More than a hundred different diseases fall under the umbrella term “cancer.” Since it’s not a single illness, there is no one way to spot and treat it. However, that doesn’t mean that scientists aren’t trying. Over the years, there have been various studies on how a single test might be able to screen for multiple types of cancer. The key lies in finding a unique signature or biomarker of cancer – a characteristic that all malignant cells share but healthy cells do not.
The Key Lies In The DNA
Deoxyribonucleic acid or DNA is one such distinct cancer biomarker. Every cell in the human body has this hereditary material, but according to a team of researchers in Australia, cancer DNA takes on a different structure compared to that of normal cells.
This is the premise of a paper that the team published in December 2018 in Nature Communications. They discovered that the DNA of cancer cells has a strange shape and that they also bind tightly to gold nanoparticles. Meanwhile, the DNA from healthy cells do not look or behave in the same way.
Finding A Universal Cancer Biomarker
Professor Matt Trau from the Australian Institute for Bioengineering and Nanotechnology of the University of Queensland as well as lead author on the Nature paper presented the research on March 31 at the yearly meeting of the American Association for Cancer Research.
Trau illustrated how cancer DNA acted using one of his daughter’s toys. The long, colorful train of little plastic pieces joined together represented the DNA. The professor says that DNA would look like that once you take it from the human cell, purify it, and analyze it in the lab.
However, he mentions that it’s not how DNA looks when it’s inside our blood. To demonstrate, he crumbled up the toy. The knotted tangle of DNA crumples up in a different shape when it comes from cancer cells compared to when it comes from healthy cells. This is the focus of the research team’s cancer tests.
Aiming For Accuracy
The scientists were able to achieve a 90 percent accuracy rate in screening cancer in all the types they tested. The test involved gold nanoparticles and took about 10 minutes. All the samples used contained cancer DNA and the test proved to be successful in detecting them 90 percent of the time.
Robert Kovelman also attended the talk. Although he wasn’t part of the study, the senior director at Biological Dynamics, a San Diego-based biotech company, describes the technology that Trau presented as very exciting and something that definitely has potential. However, Kovelman further says that the cancer screening tool is still in its early days and the real challenge is how it’s going to be applied.
Detecting Rare Cancer
Tests that spot cancer at its early stages are nothing new. In fact, screenings for common cancers such as breast and colorectal cancers are already available. The problem lies in testing for rare diseases. Professor Viive Howell from the University of Sydney School of Medicine, who was not part of Trau’s research, mentioned that it’s difficult to have a population screening for a rare type of cancer as it’s simply uneconomical.
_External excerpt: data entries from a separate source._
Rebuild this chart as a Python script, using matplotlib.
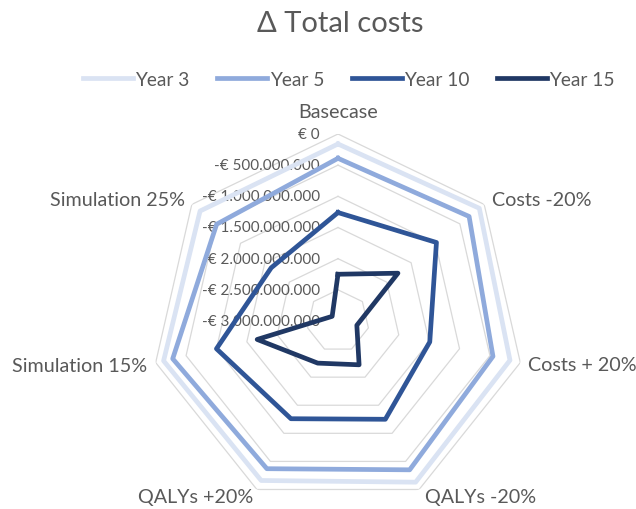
import numpy as np
import matplotlib
matplotlib.use('Agg')
import matplotlib.pyplot as plt

categories = ['Basecase', 'Costs -20%', 'Costs + 20%', 'QALYs -20%', 'QALYs +20%',
              'Simulation 15%', 'Simulation 25%']
years = ['Year 3', 'Year 5', 'Year 10', 'Year 15']

# delta total costs in billion euro
year3 = [-0.16, -0.10, -0.17, -0.13, -0.16, -0.13, -0.17]
year5 = [-0.39, -0.31, -0.45, -0.35, -0.37, -0.28, -0.51]
year10 = [-1.26, -0.98, -1.49, -1.25, -1.26, -1.00, -1.63]
year15 = [-2.25, -1.77, -2.69, -2.22, -2.25, -1.67, -2.88]

ticks = [0, -0.5, -1.0, -1.5, -2.0, -2.5, -3.0]

colors = ['#dae3f3', '#8faadc', '#2f5597', '#203864']
text_col = '#595959'
grid_col = '#d9d9d9'

plt.rcParams['font.family'] = ['Lato', 'DejaVu Sans']

fig = plt.figure(figsize=(6.36, 5.10), dpi=100)
ax = fig.add_axes([151 / 636, 1 / 510, 374 / 636, 374 / 510], projection='polar')
ax.set_theta_zero_location('N')
ax.set_theta_direction(-1)

n = len(categories)
angles = np.linspace(0, 2 * np.pi, n, endpoint=False)
closed = np.append(angles, angles[0])

ax.set_ylim(-3e9, 0)
ax.grid(False)
ax.set_xticks([])
ax.set_yticks([])
ax.spines['polar'].set_visible(False)
ax.patch.set_visible(False)

# heptagon grid
for t in ticks[:-1]:
    ax.plot(closed, [t * 1e9] * (n + 1), color=grid_col, lw=0.9, zorder=1)

for vals, name, c in zip([year3, year5, year10, year15], years, colors):
    v = np.array(vals + vals[:1]) * 1e9
    ax.plot(closed, v, color=c, lw=3.4, label=name, solid_joinstyle='round', zorder=2)

# radial labels
for t in ticks:
    lab = '€ 0' if t == 0 else '-€ ' + f'{abs(t) * 1e9:,.0f}'.replace(',', '.')
    ax.annotate(lab, xy=(0, t * 1e9), xytext=(-18, 0), textcoords='offset pixels',
                ha='right', va='center', fontsize=11, color=text_col, zorder=1)

# category labels
offsets = [(0, 23, 'center'), (8, 5, 'left'), (8, -2, 'left'), (6, -7, 'left'),
           (-4, -7, 'right'), (-9, -3, 'right'), (-7, 5, 'right')]
for a, cat, (dx, dy, ha) in zip(angles, categories, offsets):
    ax.annotate(cat, xy=(a, 0), xytext=(dx, dy), textcoords='offset pixels',
                ha=ha, va='center', fontsize=14.2, color=text_col)

fig.text(340 / 636, 1 - 24 / 510, 'Δ Total costs', ha='center', va='center',
         fontsize=21, color=text_col)

leg = fig.legend(loc='center', bbox_to_anchor=(349 / 636, 1 - 80 / 510), ncol=4,
                 frameon=False, fontsize=13.8, handlelength=2.6, handletextpad=0.12,
                 columnspacing=1.45)
for t in leg.get_texts():
    t.set_color(text_col)

fig.savefig('out.png', dpi=100)
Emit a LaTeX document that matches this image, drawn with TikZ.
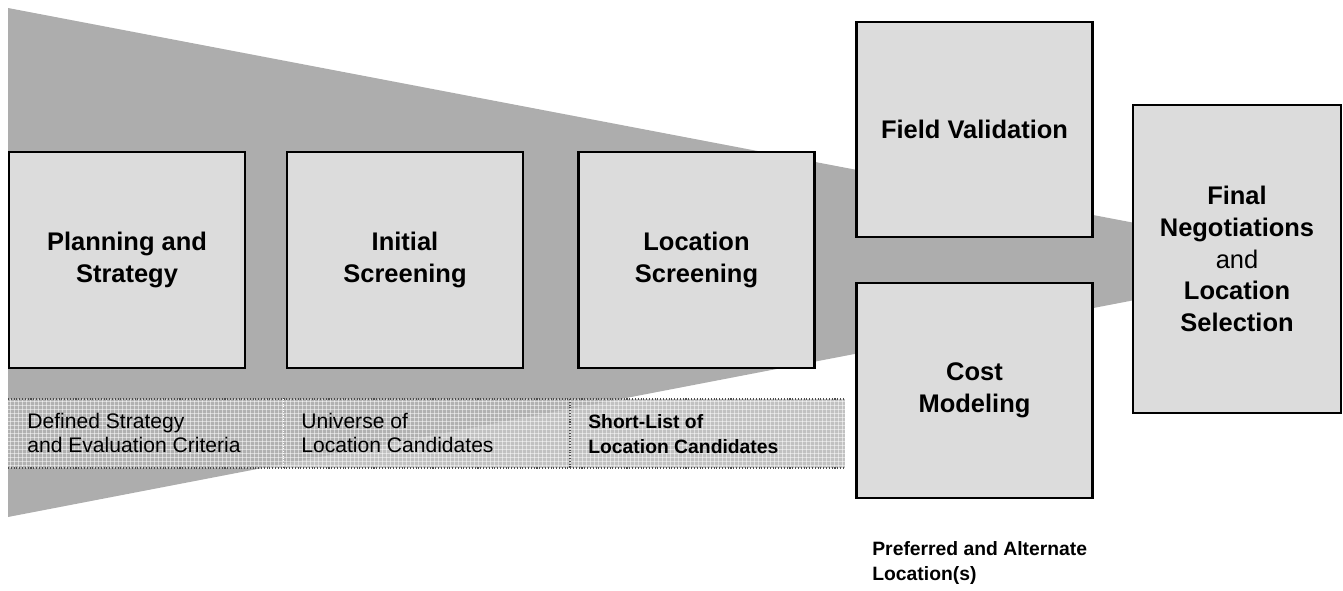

And then there’s also the case of diseases that are hard to detect. Howell explains that brain cancer is one such case. Monitoring for symptoms or taking an MRI are essentially the only things you can do to screen it. MRI is expensive and something that most people would do for a screening.
Cancer DNA also rarely exits the brain into the bloodstream since the brain is protected by the blood-brain barrier. This layer prevents most compounds from flowing into or out of the brain. That means it would be a challenge to find bran cancer biomarkers through a blood test.
The methodology has been tested on a variety of cancers, however, none of them were considered “rare” or hard to detect. Howell says she’s not sure if this tool would work for such diseases. But if there was a test that could spot cancer early and doesn’t discriminate against rare illnesses like brain, ovarian, and pancreatic cancer, then that would be groundbreaking.
A Long Way To Go
Trau and his research group have been working on several other potential cancer biomarkers, like those that belong in various protein pathways. He explains that since no marker is perfect, using multiple markers to mitigate its potential weaknesses can be more cost-effective.
Other laboratories around the globe are also working on novel cancer detection tests. Dr. Nadir Arber and Shiran Shapira, scientists at Tel Aviv University in Israel, are researching a blood test that may screen different types of cancer based on proteins found on the outer layer of the cancer cell. Arber believes that there’s still a long way to go in finding a truly universal biomarker. There are many things to consider, such as how cancer cells look in various age groups, genders, and after medication.
Arber also raised the question about inflammation. Apparently, some of the pathways that cause cancer are also involved in inflammation. The problem lies in creating a tool that accurately distinguishes between the two. Other researchers brought a point about age. Some of the structural changes to healthy DNA that happen with age can look the same as what happens to cancer DNA.
The Future of Cancer Detection
Trau’s team has tackled the effects of aging in their study. While there are a few signals that come from the aging process, still about 90 percent seem to arrive from cancerous development. As for inflammation, Trau suspects that it’s not going to be an issue. He says that if it was an inflammation signal, then it would have decreased their precision much earlier.
To bring a universal blood test for cancer to the market, certain criteria need to be met. These include high specificity and sensitivity and full automation with high throughput for medical routine use. In addition, it must be at an affordable cost and provide results in 24 hours.